--- BEGIN DATA ROWS ---
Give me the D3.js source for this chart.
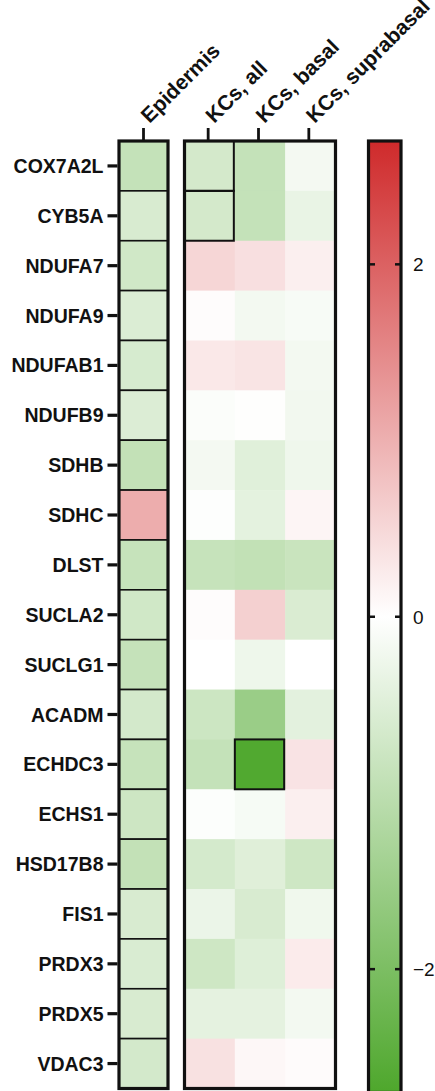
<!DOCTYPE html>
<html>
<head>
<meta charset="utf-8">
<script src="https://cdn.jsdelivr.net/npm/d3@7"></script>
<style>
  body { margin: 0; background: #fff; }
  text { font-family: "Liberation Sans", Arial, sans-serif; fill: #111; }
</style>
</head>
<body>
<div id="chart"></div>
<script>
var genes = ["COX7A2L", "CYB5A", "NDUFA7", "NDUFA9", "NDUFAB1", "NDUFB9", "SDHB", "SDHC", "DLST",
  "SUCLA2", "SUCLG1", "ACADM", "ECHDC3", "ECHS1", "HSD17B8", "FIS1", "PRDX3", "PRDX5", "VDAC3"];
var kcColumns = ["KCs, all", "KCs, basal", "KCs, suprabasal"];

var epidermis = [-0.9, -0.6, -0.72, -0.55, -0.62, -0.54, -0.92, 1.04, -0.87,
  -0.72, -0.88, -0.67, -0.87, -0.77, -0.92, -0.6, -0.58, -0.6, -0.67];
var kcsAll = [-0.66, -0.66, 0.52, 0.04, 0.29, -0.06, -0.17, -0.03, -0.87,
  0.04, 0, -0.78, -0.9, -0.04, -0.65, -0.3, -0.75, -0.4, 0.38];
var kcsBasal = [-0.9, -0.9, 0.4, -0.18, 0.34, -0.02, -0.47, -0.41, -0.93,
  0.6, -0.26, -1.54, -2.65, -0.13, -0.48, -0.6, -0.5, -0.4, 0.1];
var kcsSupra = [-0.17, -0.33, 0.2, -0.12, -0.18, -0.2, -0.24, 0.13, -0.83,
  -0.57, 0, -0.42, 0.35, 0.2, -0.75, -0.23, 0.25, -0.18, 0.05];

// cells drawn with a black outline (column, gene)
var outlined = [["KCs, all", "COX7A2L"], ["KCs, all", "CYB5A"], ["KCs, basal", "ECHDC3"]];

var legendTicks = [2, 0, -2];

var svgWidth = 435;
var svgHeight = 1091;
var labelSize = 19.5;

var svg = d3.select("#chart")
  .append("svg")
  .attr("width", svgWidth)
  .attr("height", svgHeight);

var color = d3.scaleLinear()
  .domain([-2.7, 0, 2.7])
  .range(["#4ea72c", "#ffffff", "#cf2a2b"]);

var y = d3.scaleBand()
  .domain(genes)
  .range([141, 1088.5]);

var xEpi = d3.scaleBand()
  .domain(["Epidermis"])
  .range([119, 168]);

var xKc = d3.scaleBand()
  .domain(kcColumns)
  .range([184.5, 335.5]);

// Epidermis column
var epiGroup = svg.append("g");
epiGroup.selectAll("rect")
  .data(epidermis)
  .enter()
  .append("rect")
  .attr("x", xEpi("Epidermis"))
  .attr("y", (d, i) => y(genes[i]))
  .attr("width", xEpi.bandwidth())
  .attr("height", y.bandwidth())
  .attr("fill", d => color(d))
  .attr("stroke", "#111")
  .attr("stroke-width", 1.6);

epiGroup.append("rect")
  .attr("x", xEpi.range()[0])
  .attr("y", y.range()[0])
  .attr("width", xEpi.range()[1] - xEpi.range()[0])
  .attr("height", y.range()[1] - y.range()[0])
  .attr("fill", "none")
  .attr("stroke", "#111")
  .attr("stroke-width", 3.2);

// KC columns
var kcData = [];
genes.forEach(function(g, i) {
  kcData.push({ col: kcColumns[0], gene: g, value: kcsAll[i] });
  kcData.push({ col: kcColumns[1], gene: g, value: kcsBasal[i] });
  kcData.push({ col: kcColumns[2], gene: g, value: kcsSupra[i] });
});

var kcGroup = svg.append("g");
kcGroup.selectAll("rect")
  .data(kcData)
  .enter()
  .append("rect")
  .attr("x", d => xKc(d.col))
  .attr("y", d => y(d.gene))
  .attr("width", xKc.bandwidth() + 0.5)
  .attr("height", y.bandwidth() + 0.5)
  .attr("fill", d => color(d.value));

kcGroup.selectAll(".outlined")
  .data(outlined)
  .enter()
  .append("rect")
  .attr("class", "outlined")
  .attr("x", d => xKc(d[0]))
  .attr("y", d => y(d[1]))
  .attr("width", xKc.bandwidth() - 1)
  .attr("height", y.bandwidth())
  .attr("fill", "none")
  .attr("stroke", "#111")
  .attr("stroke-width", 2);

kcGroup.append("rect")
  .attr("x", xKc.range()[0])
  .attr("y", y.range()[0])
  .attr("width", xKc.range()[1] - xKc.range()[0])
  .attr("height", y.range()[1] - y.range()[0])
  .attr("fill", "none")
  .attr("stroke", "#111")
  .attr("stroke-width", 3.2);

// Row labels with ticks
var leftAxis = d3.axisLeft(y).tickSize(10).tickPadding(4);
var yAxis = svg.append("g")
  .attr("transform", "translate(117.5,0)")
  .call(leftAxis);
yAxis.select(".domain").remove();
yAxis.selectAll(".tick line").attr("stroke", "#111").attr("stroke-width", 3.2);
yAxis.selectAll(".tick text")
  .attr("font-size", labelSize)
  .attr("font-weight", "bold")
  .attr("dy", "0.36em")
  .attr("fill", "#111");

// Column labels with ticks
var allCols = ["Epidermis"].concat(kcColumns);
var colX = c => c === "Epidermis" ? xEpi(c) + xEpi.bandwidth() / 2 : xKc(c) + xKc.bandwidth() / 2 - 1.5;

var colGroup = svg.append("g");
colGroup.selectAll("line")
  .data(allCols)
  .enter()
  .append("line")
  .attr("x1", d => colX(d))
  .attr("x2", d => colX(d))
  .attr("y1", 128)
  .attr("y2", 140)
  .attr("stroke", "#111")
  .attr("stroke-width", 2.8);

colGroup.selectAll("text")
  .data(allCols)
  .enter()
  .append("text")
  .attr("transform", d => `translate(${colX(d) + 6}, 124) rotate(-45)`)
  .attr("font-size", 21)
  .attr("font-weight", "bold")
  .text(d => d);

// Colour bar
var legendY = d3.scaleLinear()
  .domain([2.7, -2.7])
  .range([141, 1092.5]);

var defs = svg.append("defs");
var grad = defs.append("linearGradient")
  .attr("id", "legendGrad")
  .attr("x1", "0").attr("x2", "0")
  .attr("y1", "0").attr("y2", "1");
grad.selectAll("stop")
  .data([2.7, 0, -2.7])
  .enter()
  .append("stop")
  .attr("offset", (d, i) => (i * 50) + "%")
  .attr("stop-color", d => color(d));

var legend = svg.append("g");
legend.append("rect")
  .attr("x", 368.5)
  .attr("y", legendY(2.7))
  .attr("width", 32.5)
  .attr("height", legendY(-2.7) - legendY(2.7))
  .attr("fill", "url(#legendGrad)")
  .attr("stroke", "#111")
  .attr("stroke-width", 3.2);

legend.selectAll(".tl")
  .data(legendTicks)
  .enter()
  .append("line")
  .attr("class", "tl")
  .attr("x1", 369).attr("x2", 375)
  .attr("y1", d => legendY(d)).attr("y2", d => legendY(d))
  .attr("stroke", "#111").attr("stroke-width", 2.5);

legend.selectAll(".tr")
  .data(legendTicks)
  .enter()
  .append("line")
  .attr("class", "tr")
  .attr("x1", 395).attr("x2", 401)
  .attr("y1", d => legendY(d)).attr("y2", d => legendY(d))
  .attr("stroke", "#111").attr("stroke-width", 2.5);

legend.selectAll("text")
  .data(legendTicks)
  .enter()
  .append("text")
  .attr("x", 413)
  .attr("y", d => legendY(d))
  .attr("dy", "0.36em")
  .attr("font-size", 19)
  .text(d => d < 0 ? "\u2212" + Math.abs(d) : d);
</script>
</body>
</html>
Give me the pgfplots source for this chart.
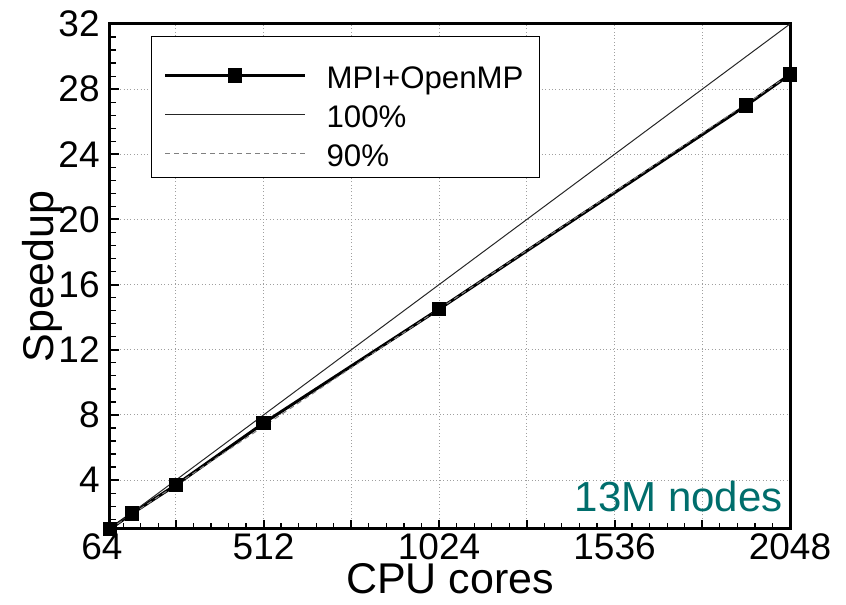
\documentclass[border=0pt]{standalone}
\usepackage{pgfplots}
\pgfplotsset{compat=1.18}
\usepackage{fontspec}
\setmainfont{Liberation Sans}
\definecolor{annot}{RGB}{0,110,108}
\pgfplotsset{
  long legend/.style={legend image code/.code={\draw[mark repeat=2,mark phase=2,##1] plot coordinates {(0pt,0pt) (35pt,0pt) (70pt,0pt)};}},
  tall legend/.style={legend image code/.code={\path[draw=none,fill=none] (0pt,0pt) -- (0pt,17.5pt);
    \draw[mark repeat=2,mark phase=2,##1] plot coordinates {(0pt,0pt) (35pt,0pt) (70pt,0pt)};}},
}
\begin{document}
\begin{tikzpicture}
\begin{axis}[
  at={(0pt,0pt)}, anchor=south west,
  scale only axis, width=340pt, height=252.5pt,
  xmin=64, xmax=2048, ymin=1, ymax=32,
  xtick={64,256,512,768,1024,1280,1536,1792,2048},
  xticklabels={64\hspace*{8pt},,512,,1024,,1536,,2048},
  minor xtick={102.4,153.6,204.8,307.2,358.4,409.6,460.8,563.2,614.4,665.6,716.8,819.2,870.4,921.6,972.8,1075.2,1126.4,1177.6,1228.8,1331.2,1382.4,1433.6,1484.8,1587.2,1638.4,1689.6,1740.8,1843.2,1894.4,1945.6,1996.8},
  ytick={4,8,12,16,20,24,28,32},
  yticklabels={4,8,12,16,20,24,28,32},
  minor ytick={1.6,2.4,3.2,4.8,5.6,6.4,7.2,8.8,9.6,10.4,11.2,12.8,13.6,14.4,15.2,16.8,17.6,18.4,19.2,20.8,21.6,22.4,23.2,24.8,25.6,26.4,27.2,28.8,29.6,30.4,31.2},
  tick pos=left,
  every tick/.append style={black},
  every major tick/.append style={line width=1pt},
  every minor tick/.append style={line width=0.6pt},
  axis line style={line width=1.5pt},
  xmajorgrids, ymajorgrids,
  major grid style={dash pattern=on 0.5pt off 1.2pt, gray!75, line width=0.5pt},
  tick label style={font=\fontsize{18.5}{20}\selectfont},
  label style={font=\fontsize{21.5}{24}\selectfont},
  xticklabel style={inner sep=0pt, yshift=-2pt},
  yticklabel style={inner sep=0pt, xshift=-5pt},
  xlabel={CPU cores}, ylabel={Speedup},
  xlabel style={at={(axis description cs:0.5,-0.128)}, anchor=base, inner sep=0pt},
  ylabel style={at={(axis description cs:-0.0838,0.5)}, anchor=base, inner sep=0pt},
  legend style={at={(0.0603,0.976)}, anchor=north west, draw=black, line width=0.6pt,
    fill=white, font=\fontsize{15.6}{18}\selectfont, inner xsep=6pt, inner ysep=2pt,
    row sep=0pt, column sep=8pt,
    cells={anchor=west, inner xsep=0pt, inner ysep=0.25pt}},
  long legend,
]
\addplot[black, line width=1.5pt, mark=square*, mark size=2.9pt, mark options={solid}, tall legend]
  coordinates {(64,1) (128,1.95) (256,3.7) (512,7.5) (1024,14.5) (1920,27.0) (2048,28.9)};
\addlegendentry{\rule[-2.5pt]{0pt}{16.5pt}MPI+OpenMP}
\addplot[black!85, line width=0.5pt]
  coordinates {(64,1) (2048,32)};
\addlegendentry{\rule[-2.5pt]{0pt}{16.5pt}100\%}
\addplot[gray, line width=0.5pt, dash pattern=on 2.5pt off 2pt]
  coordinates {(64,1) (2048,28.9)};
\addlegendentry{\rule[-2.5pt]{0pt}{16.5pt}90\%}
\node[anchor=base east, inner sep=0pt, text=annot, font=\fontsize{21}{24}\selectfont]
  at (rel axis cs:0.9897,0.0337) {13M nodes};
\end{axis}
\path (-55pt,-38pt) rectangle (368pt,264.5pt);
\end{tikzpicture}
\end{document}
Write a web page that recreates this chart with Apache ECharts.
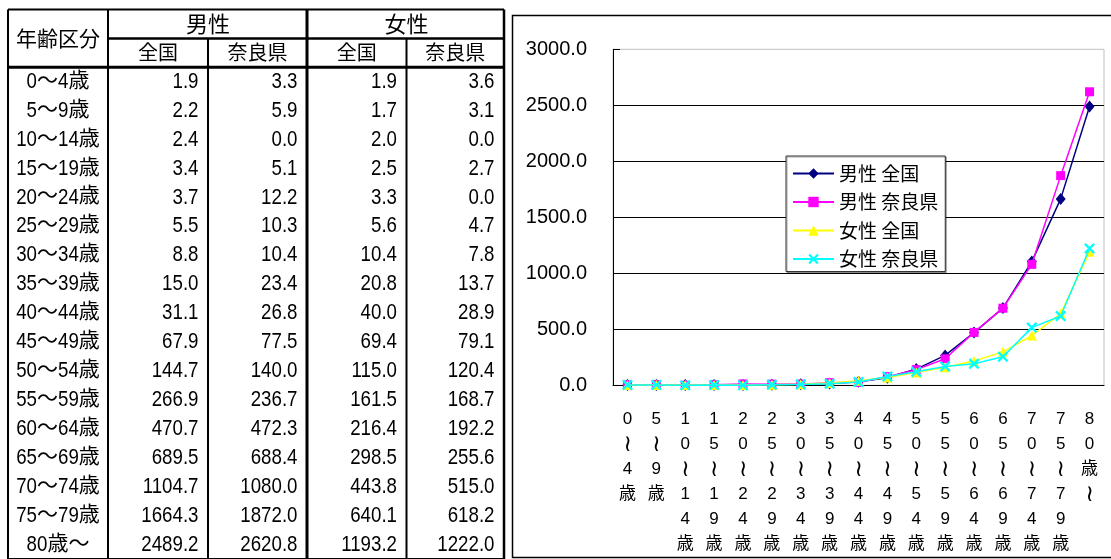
--- END DATA ROWS ---
• AIM OF THE EXERCISE
List every line from the entries above in which "with" appears.

• TASK ANSWER
// cells drawn with a black outline (column, gene)
// Row labels with ticks
// Column labels with ticks
Write a web page that recreates this chart with Apache ECharts.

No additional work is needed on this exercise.